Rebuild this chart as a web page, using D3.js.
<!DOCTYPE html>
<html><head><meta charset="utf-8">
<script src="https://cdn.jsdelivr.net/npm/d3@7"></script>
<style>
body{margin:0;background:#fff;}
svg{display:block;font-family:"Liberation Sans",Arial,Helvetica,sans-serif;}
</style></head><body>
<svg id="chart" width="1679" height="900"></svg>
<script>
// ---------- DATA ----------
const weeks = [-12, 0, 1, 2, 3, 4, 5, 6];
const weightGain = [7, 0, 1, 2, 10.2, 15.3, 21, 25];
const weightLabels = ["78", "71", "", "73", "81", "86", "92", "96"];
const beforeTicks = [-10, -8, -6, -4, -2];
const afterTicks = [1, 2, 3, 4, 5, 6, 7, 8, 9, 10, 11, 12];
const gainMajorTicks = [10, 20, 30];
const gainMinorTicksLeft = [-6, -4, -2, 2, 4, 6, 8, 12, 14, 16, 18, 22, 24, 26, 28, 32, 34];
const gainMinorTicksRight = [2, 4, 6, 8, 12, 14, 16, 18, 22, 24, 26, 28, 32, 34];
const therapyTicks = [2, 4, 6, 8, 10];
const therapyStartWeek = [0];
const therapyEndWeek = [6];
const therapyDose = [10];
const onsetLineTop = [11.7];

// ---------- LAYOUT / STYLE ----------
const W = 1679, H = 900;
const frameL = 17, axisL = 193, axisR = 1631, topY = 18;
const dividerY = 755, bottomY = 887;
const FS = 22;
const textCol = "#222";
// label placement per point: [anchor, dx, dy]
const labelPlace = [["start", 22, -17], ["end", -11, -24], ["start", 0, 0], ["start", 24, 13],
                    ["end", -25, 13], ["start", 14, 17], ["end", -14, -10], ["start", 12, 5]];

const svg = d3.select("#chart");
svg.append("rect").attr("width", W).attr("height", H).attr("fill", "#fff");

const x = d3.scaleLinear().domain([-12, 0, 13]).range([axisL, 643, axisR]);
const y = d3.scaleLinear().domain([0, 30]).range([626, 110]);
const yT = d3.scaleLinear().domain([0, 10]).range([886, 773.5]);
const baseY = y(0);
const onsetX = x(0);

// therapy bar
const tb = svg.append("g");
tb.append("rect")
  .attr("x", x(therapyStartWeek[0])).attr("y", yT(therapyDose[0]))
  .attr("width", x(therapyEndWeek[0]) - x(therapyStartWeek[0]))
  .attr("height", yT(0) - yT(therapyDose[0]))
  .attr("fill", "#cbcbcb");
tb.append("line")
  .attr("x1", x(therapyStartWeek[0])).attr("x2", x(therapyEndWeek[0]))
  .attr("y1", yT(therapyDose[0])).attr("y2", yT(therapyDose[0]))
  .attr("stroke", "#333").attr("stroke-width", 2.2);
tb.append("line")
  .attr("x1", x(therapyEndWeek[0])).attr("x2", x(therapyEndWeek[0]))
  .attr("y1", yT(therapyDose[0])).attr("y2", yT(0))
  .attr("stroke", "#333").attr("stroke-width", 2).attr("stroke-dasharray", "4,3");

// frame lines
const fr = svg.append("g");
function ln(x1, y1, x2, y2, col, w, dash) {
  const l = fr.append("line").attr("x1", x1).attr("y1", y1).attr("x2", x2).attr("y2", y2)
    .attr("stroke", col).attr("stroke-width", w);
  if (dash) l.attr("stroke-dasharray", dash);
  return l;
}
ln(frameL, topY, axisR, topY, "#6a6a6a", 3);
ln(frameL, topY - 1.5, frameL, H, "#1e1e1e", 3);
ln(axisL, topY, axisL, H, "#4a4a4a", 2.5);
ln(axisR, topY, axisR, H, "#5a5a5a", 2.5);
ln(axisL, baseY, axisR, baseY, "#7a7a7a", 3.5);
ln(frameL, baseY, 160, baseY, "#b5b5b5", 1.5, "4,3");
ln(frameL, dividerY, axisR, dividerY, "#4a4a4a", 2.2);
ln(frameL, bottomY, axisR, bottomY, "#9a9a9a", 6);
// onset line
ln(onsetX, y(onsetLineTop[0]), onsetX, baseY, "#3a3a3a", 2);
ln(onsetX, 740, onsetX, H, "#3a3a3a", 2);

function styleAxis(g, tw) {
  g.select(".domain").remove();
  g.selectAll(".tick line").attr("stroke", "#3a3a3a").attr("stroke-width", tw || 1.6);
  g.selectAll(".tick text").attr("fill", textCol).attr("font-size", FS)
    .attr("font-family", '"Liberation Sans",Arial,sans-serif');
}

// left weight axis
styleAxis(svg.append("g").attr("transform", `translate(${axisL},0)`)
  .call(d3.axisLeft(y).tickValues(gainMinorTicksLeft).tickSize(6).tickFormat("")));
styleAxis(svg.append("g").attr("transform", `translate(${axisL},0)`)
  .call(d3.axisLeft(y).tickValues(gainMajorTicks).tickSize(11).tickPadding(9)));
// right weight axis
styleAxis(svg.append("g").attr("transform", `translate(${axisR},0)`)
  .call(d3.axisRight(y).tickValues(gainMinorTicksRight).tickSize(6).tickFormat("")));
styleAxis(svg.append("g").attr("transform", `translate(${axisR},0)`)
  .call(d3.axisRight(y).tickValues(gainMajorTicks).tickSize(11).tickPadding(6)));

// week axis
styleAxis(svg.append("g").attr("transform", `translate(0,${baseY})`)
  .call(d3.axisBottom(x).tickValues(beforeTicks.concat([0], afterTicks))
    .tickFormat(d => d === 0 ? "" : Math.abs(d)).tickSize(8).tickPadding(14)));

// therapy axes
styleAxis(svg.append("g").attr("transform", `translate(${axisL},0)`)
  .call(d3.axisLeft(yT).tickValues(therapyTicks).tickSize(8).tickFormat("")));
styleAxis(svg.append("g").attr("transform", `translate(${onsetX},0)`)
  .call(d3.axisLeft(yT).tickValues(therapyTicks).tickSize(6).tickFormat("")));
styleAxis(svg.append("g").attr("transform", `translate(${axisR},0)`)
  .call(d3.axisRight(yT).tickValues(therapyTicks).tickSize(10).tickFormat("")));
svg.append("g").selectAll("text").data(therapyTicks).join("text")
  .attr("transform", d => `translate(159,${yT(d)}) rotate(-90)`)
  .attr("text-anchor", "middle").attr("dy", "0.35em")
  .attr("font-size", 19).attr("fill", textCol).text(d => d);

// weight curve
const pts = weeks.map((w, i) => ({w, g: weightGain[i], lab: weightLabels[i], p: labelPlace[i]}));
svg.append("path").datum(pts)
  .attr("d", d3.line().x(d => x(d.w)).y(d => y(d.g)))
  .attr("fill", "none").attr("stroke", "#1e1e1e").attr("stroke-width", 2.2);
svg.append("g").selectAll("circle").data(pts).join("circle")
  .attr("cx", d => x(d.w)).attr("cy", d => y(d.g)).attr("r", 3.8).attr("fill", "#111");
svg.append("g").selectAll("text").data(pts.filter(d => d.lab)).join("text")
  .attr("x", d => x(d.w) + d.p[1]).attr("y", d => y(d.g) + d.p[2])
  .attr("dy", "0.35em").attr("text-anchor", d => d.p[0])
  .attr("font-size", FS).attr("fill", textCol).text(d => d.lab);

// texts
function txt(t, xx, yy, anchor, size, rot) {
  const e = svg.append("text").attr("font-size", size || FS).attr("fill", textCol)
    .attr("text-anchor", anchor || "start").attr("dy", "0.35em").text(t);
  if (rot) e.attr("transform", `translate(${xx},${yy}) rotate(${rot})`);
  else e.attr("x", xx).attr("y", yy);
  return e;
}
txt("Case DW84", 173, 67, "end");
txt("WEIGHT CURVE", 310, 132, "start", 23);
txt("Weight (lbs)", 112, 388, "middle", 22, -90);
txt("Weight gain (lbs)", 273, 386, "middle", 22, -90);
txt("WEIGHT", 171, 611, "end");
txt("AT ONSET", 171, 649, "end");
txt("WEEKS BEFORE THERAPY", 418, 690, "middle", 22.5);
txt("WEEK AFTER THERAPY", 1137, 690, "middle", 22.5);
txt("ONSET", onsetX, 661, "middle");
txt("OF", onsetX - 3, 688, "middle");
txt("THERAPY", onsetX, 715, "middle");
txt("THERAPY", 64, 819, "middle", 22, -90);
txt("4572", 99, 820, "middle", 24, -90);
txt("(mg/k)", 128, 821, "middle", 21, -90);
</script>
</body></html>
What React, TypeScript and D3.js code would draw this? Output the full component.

Directions for this task: Please copy only these lines, exactly: the first line of the records through the line containing "const onsetLineTop = [11.7];", ends included.

Written reply:
Rebuild this chart as a web page, using D3.js.
<!DOCTYPE html>
<html><head><meta charset="utf-8">
<script src="https://cdn.jsdelivr.net/npm/d3@7"></script>
<style>
body{margin:0;background:#fff;}
svg{display:block;font-family:"Liberation Sans",Arial,Helvetica,sans-serif;}
</style></head><body>
<svg id="chart" width="1679" height="900"></svg>
<script>
// ---------- DATA ----------
const weeks = [-12, 0, 1, 2, 3, 4, 5, 6];
const weightGain = [7, 0, 1, 2, 10.2, 15.3, 21, 25];
const weightLabels = ["78", "71", "", "73", "81", "86", "92", "96"];
const beforeTicks = [-10, -8, -6, -4, -2];
const afterTicks = [1, 2, 3, 4, 5, 6, 7, 8, 9, 10, 11, 12];
const gainMajorTicks = [10, 20, 30];
const gainMinorTicksLeft = [-6, -4, -2, 2, 4, 6, 8, 12, 14, 16, 18, 22, 24, 26, 28, 32, 34];
const gainMinorTicksRight = [2, 4, 6, 8, 12, 14, 16, 18, 22, 24, 26, 28, 32, 34];
const therapyTicks = [2, 4, 6, 8, 10];
const therapyStartWeek = [0];
const therapyEndWeek = [6];
const therapyDose = [10];
const onsetLineTop = [11.7];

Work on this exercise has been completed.